* **TO BE DONE**: Leaving out every picture, quote the data below exactly as it appears.

* **SUPPLIED INFORMATION**:
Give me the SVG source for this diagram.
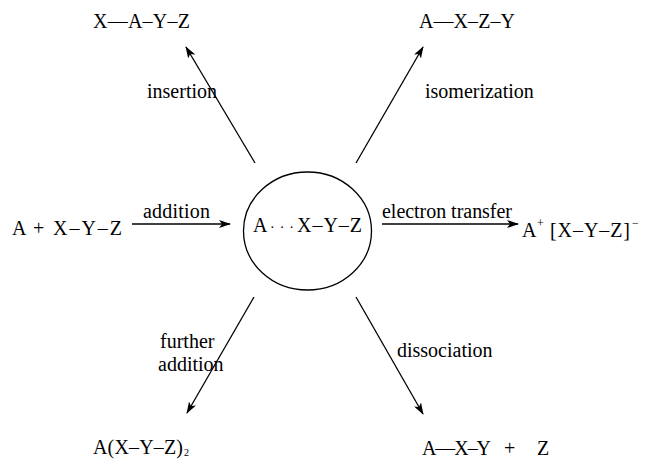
<svg xmlns="http://www.w3.org/2000/svg" width="645" height="460" viewBox="0 0 645 460" font-family="Liberation Serif, Times New Roman, DejaVu Serif, serif">
<style>
text{font-family:'Liberation Serif','Times New Roman','DejaVu Serif',serif;font-size:20px;fill:#000}
.sm{font-size:12px}
.ln{stroke:#000;stroke-width:1.3;fill:none}
</style>
<defs>
<marker id="ah" viewBox="0 0 12 8" refX="11" refY="4" markerWidth="12" markerHeight="8" markerUnits="userSpaceOnUse" orient="auto">
<path d="M0,0 L12,4 L0,8 L3,4 Z" fill="#000"/>
</marker>
</defs>
<rect width="645" height="460" fill="#fff"/>
<g id="connectors">
<line class="ln" x1="132" y1="224" x2="230" y2="224" marker-end="url(#ah)"/>
<line class="ln" x1="382" y1="224" x2="518" y2="224" marker-end="url(#ah)"/>
<line class="ln" x1="255" y1="163" x2="186" y2="47" marker-end="url(#ah)"/>
<line class="ln" x1="356" y1="163" x2="423" y2="47" marker-end="url(#ah)"/>
<line class="ln" x1="254" y1="297" x2="187" y2="413" marker-end="url(#ah)"/>
<line class="ln" x1="356" y1="297" x2="423" y2="414" marker-end="url(#ah)"/>
<text x="143" y="218" textLength="67">addition</text>
<text x="382" y="218" textLength="130">electron transfer</text>
<text x="147" y="98">insertion</text>
<text x="425" y="98">isomerization</text>
<text x="160" y="348">further</text>
<text x="158" y="371">addition</text>
<text x="397" y="357">dissociation</text>
</g>
<g id="center">
<ellipse cx="307.5" cy="231" rx="64" ry="59" class="ln"/>
<text x="253" y="232">A</text>
<text x="270" y="232" textLength="24" style="font-size:14px">· · ·</text>
<text x="297" y="232" textLength="65">X–Y–Z</text>
</g>
<g id="reactants">
<text x="12" y="235">A</text>
<text x="33" y="235">+</text>
<text x="53" y="235" textLength="69">X–Y–Z</text>
</g>
<g id="insertion-product">
<text x="93" y="28" textLength="97">X—A–Y–Z</text>
</g>
<g id="isomerization-product">
<text x="419" y="28" textLength="96">A—X–Z–Y</text>
</g>
<g id="et-product">
<text x="522" y="237">A</text>
<text x="537" y="227" class="sm">+</text>
<text x="550" y="237" textLength="80">[X–Y–Z]</text>
<text x="632" y="227" class="sm">−</text>
</g>
<g id="further-addition-product">
<text x="93" y="454" textLength="90">A(X–Y–Z)</text>
<text x="184" y="456" class="sm" style="font-size:10px">2</text>
</g>
<g id="dissociation-product">
<text x="422" y="455" textLength="69">A—X–Y</text>
<text x="504" y="455">+</text>
<text x="537" y="455">Z</text>
</g>
</svg>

* **EXERCISE SOLUTION**:
Give me the SVG source for this diagram.
<svg xmlns="http://www.w3.org/2000/svg" width="645" height="460" viewBox="0 0 645 460" font-family="Liberation Serif, Times New Roman, DejaVu Serif, serif">
<style>
text{font-family:'Liberation Serif','Times New Roman','DejaVu Serif',serif;font-size:20px;fill:#000}
.sm{font-size:12px}
.ln{stroke:#000;stroke-width:1.3;fill:none}
</style>
<defs>
<marker id="ah" viewBox="0 0 12 8" refX="11" refY="4" markerWidth="12" markerHeight="8" markerUnits="userSpaceOnUse" orient="auto">
<path d="M0,0 L12,4 L0,8 L3,4 Z" fill="#000"/>
</marker>
</defs>
<rect width="645" height="460" fill="#fff"/>
<g id="connectors">
<line class="ln" x1="132" y1="224" x2="230" y2="224" marker-end="url(#ah)"/>
<line class="ln" x1="382" y1="224" x2="518" y2="224" marker-end="url(#ah)"/>
<line class="ln" x1="255" y1="163" x2="186" y2="47" marker-end="url(#ah)"/>
<line class="ln" x1="356" y1="163" x2="423" y2="47" marker-end="url(#ah)"/>
<line class="ln" x1="254" y1="297" x2="187" y2="413" marker-end="url(#ah)"/>
<line class="ln" x1="356" y1="297" x2="423" y2="414" marker-end="url(#ah)"/>
<text x="143" y="218" textLength="67">addition</text>
<text x="382" y="218" textLength="130">electron transfer</text>
<text x="147" y="98">insertion</text>
<text x="425" y="98">isomerization</text>
<text x="160" y="348">further</text>
<text x="158" y="371">addition</text>
<text x="397" y="357">dissociation</text>
</g>
<g id="center">
<ellipse cx="307.5" cy="231" rx="64" ry="59" class="ln"/>
<text x="253" y="232">A</text>
<text x="270" y="232" textLength="24" style="font-size:14px">· · ·</text>
<text x="297" y="232" textLength="65">X–Y–Z</text>
</g>
<g id="reactants">
<text x="12" y="235">A</text>
<text x="33" y="235">+</text>
<text x="53" y="235" textLength="69">X–Y–Z</text>
</g>
<g id="insertion-product">
<text x="93" y="28" textLength="97">X—A–Y–Z</text>
</g>
<g id="isomerization-product">
<text x="419" y="28" textLength="96">A—X–Z–Y</text>
</g>
<g id="et-product">
<text x="522" y="237">A</text>
<text x="537" y="227" class="sm">+</text>
<text x="550" y="237" textLength="80">[X–Y–Z]</text>
<text x="632" y="227" class="sm">−</text>
</g>
<g id="further-addition-product">
<text x="93" y="454" textLength="90">A(X–Y–Z)</text>
<text x="184" y="456" class="sm" style="font-size:10px">2</text>
</g>
<g id="dissociation-product">
<text x="422" y="455" textLength="69">A—X–Y</text>
<text x="504" y="455">+</text>
<text x="537" y="455">Z</text>
</g>
</svg>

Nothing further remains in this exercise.